Inès Ayadi - Covid 19: Rattraper, endiguer et accélérer la vaccination
Spécialiste en économie de santé, Inès Ayadi a acquis, lors de ses passages dans divers cabinets ministériels, une bonne connaissance du secteur. Que ce soit en tant que chargée de mission auprès de ministres successifs de la Santé ou auprès du ministre des Affaires sociales, elle est à la fois témoin et acteur des politiques publiques déployées ces dernières années. Ines Ayadi est docteur en sciences économiques de l’Université de Paris-Dauphine et de la faculté des Sciences économiques et de Gestion de Sfax, spécialiste en économie de santé. Proche conseillère du ministre Faouzi Mehdi à la Santé, elle fait partie activement de la task-force mise en place pour la lutte contre la Covid-19. Avec le recul, quels sont les retards constatés à l’allumage ? Des hésitations au départ? De mauvaises appréciations et décisions ? Et où se situent les blocages ? Sans détour, Inès Ayadi a répondu aux questions de Leaders.
Interview.
Quels sont les principaux enseignements tirés?
La Tunisie a été prompte à faire face dès le 30 janvier 2020 à la pandémie. Un plan de prévention et de riposte a été élaboré. L’objectif était de dépister le virus rapidement et de réduire sa prolifération, tout en se préparant à la prise en charge des patients.
Si la première vague a été maîtrisée, c’était grâce à des mesures précoces drastiques (confinement général) prises par le gouvernement. La stratégie de prise en charge s’est appuyée sur l’hôpital et le SAMU. Mais elle a totalement ignoré les services de proximité publics et privés.
En outre, et aussi déplorable soient-elles, la levée du confinement et la réouverture des frontières sont accompagnées par un relâchement total de la vigilance et le non-respect des gestes barrières.
Une deuxième vague était prévisible et il fallait s’y préparer. Malheureusement, les commandes d’équipements de protection individuelle (EPI) et de réactifs nécessaires aux tests n’ont été passées que fin juillet seulement. De plus, les laboratoires de biologie relevant du secteur privé ont été autorisés, en deuxième phase, à effectuer des tests PCR, mais cela a permis une plus large couverture territoriale ainsi qu’une réduction du délai d’attente des résultats.
Face à la résurgence de la deuxième vague, la première ligne de santé de base a été activée pour une prise en charge précoce. Au niveau du secteur public, la capacité d’oxygénothérapie est limitée et il a fallu la renforcer au fur et à mesure. Par ailleurs, la coordination entre les deux secteurs public et privé était restée relativement limitée.

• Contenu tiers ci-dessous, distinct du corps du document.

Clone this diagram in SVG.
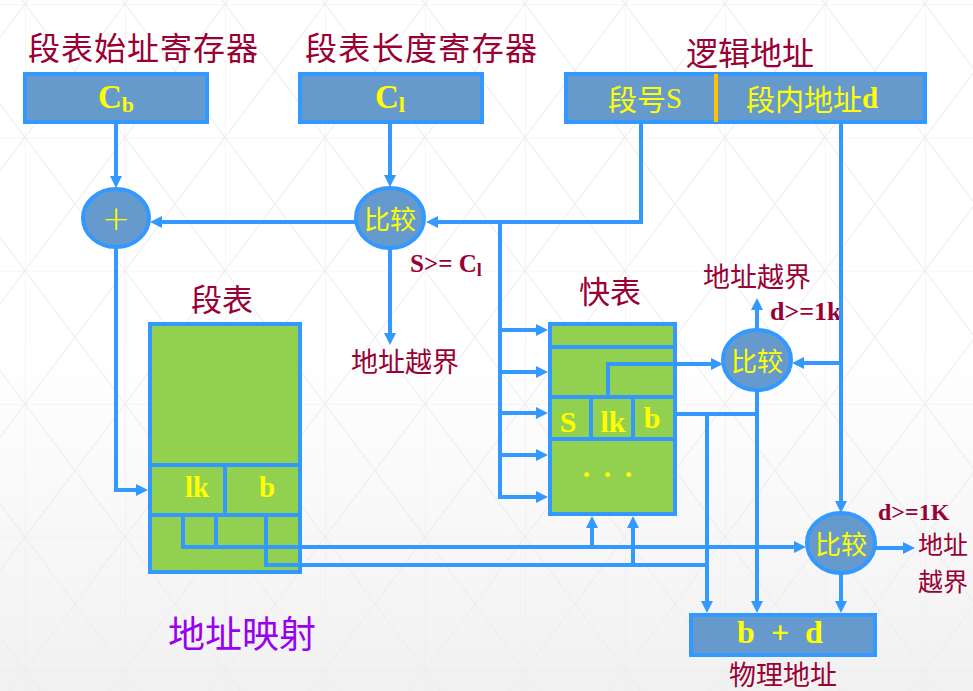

Les textes d’application de la télémédecine ne sont pas encore publiés, ce qui a retardé l’intégration de la consultation à distance.
Quels enseignements majeurs en tirer tant pour renforcer le dispositif santé que pour la gestion de pareille pandémie?
D’abord, l’importance d’investir dans le secteur de la santé pour répondre efficacement aux crises. La mise en œuvre des choix stratégiques de la politique nationale de la santé est une urgence pour avoir un système de santé efficient. Ensuite, il faut s’adosser à une stratégie de sécurité sanitaire à même de garantir la continuité des services et des réserves d’urgence (médicaments, lits, respirateurs, EPI, etc.). La gestion de l’épidémie doit également privilégier la proximité et un processus participatif multisectoriel.
Le secteur de la santé publique a démontré qu’il est le garant de l’équité dans l’accès aux soins. La décision de réquisitionner des services dédiés pour la prise en charge des patients atteints de la Covid-19 au niveau des structures sanitaires publiques a permis d’éviter le débordement et d’assurer la continuité des autres services de soins. La mutualisation des efforts et des ressources est la solution optimale en temps de crise.
Quels objectifs se fixe désormais le ministère pour la prise en charge et la vaccination?
Alors que la vaccination contre la Covid-19 vient de commencer le 13 mars 2021, l’apparition de nouvelles mutations (principalement britannique) nécessite une vigilance extrême et une application rigoureuse des mesures barrières (port du masque, distanciation, lavage des mains et aération). A l’échelle nationale, la stratégie vaccinale vise à vacciner 50% de la population générale dès 2021, en commençant par tous les groupes de population à risques pour les complications graves de la Covid-19.
Elle permet de diminuer le fardeau de la maladie, de réduire les conséquences psychiques, sociales et économiques négatives liées à cette pandémie et de maintenir les capacités du système de santé.
La stratégie nationale repose sur les principes suivants: un accès équitable à des vaccins gratuits, efficaces, sûrs et de qualité approuvés par les données scientifiques en temps opportun et une prise de décision personnelle fondée sur des données transparentes et compréhensibles.